The request: Extract each line bearing the word "matplotlib".

Provided records:

•••••

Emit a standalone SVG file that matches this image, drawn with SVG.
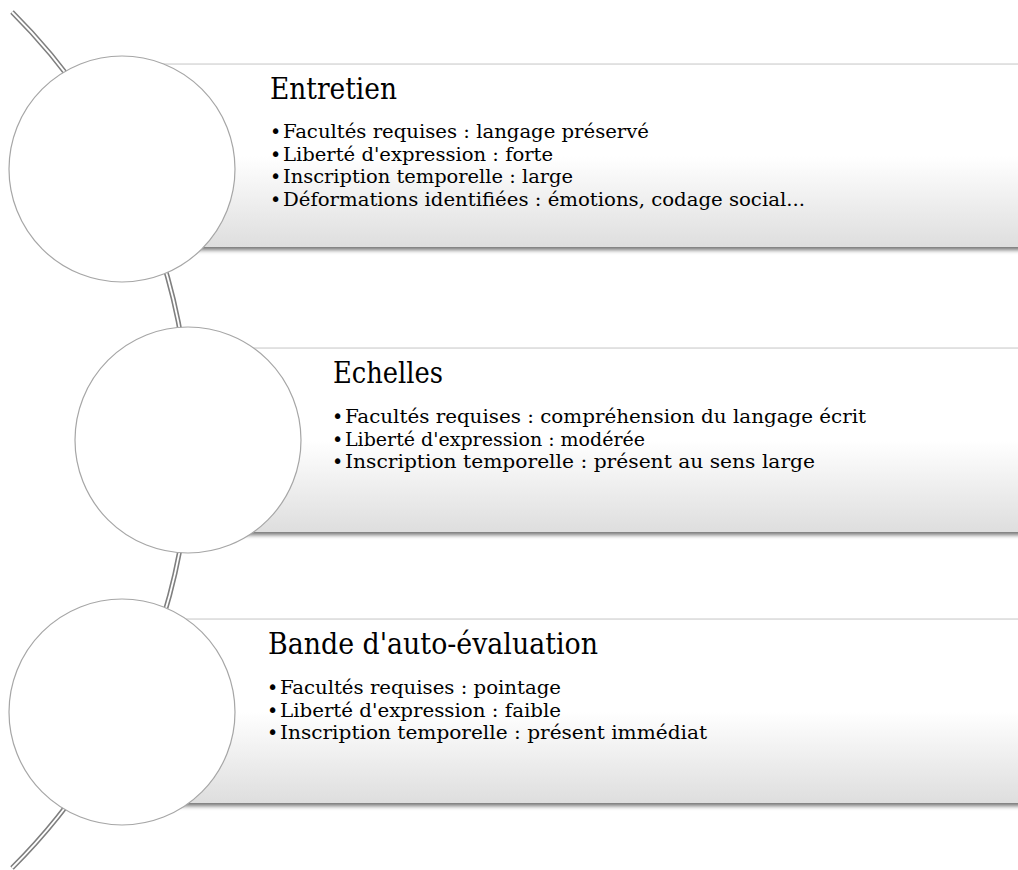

•••••

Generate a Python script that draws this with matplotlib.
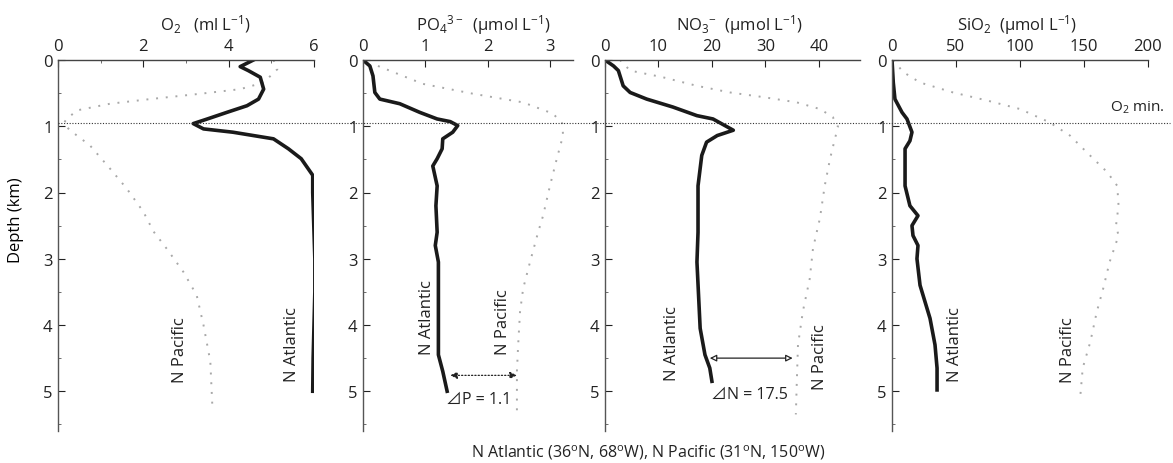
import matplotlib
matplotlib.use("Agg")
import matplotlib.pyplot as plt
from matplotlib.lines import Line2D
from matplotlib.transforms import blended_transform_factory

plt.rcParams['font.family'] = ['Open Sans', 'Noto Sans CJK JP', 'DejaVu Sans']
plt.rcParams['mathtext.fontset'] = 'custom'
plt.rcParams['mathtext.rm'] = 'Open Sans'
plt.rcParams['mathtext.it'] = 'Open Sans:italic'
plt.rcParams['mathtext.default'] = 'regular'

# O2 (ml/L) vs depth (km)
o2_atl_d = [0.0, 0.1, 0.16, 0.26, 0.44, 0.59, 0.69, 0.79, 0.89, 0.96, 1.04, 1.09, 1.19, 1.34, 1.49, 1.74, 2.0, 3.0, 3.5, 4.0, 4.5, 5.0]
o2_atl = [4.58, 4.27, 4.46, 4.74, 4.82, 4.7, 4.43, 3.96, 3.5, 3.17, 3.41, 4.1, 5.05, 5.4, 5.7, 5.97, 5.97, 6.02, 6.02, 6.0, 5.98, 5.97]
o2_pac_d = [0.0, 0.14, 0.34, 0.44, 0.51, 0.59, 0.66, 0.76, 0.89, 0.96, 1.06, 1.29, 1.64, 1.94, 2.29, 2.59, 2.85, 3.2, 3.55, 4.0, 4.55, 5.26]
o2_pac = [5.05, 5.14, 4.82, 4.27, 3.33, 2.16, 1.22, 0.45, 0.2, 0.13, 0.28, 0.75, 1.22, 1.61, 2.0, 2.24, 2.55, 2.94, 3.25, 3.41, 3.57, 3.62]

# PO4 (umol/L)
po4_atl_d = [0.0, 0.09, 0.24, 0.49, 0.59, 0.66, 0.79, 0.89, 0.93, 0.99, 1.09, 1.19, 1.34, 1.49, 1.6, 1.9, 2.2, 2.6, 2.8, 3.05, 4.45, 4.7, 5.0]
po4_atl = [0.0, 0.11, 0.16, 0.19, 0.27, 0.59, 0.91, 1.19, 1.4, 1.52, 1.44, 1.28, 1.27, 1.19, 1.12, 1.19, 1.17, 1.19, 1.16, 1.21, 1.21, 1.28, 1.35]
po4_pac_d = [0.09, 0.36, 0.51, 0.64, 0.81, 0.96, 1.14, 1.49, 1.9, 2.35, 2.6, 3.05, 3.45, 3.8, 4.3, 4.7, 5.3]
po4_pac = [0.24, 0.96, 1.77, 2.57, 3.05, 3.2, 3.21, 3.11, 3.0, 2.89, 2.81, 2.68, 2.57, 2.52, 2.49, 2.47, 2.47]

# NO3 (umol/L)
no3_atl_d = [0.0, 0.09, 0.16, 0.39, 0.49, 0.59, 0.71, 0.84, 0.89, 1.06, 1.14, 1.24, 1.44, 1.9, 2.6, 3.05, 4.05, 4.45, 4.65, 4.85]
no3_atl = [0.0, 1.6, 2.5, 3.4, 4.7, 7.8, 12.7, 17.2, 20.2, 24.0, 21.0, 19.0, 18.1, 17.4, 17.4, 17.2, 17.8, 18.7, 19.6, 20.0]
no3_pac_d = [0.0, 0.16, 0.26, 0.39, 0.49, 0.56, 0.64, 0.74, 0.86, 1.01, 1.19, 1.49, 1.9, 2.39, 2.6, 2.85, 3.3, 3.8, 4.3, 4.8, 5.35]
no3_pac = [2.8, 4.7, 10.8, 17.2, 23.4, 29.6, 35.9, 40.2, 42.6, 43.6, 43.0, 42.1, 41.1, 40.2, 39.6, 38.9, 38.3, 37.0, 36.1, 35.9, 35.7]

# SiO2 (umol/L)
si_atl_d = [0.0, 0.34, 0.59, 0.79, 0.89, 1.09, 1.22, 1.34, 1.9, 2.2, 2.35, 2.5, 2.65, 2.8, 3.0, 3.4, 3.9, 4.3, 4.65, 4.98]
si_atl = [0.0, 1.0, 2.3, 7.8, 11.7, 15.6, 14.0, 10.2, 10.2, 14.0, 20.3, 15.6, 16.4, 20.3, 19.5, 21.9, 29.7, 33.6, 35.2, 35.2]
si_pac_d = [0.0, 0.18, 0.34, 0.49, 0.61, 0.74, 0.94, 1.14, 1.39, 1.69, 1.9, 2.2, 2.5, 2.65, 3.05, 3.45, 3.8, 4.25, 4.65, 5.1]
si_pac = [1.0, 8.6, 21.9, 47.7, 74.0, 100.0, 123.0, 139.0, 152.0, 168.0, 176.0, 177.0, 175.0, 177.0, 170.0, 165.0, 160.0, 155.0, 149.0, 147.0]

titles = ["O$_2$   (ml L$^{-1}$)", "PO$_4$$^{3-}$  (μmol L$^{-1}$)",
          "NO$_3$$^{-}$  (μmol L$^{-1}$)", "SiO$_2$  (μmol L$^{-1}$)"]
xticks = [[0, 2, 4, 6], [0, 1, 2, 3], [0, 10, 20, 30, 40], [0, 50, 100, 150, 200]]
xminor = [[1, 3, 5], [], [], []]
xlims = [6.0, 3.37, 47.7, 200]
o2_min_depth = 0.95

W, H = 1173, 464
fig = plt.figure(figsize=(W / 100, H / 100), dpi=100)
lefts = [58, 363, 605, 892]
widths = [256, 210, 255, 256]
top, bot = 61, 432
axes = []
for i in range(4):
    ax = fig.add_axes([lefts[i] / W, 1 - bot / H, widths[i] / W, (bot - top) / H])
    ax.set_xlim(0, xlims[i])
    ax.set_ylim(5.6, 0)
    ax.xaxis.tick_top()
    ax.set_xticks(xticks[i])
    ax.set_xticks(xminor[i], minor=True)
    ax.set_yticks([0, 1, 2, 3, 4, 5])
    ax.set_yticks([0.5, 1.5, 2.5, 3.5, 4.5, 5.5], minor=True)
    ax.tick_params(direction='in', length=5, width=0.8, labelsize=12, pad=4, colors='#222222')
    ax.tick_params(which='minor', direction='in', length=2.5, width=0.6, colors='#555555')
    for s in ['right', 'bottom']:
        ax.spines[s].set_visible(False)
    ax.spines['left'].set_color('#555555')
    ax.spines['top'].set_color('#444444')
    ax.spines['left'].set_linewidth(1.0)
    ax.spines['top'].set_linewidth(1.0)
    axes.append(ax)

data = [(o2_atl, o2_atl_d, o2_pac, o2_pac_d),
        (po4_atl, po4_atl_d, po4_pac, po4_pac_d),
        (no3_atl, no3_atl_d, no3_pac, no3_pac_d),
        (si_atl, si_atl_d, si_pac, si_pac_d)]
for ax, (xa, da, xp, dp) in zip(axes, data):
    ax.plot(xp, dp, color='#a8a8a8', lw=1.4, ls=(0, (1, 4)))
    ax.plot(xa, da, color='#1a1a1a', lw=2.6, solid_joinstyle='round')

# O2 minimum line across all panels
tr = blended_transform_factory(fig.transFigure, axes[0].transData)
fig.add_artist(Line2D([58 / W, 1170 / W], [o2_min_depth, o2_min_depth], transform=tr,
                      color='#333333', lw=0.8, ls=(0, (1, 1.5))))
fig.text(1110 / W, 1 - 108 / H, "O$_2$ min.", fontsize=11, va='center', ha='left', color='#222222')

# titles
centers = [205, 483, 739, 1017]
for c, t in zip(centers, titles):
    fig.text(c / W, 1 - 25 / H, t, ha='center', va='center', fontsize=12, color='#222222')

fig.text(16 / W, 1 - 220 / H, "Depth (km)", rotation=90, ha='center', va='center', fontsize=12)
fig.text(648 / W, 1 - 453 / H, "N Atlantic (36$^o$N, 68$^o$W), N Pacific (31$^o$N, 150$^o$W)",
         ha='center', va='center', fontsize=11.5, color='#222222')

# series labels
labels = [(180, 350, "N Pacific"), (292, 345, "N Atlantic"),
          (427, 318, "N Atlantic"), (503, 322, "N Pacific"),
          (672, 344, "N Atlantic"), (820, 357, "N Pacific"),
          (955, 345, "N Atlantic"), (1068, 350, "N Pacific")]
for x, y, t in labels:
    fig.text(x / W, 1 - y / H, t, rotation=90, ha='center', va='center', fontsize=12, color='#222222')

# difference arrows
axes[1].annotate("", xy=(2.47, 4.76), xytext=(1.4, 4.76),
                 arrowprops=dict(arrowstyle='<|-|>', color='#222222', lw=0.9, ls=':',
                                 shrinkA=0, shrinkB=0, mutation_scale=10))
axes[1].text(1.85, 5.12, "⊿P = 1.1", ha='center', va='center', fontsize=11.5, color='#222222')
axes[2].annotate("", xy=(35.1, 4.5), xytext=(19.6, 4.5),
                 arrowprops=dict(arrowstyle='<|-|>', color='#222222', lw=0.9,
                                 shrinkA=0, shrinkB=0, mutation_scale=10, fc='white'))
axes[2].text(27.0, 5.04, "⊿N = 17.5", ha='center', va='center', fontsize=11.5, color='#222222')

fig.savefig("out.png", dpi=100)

•••••

Correct response:
Generate a Python script that draws this with matplotlib.
import matplotlib
matplotlib.use("Agg")
import matplotlib.pyplot as plt
from matplotlib.lines import Line2D
from matplotlib.transforms import blended_transform_factory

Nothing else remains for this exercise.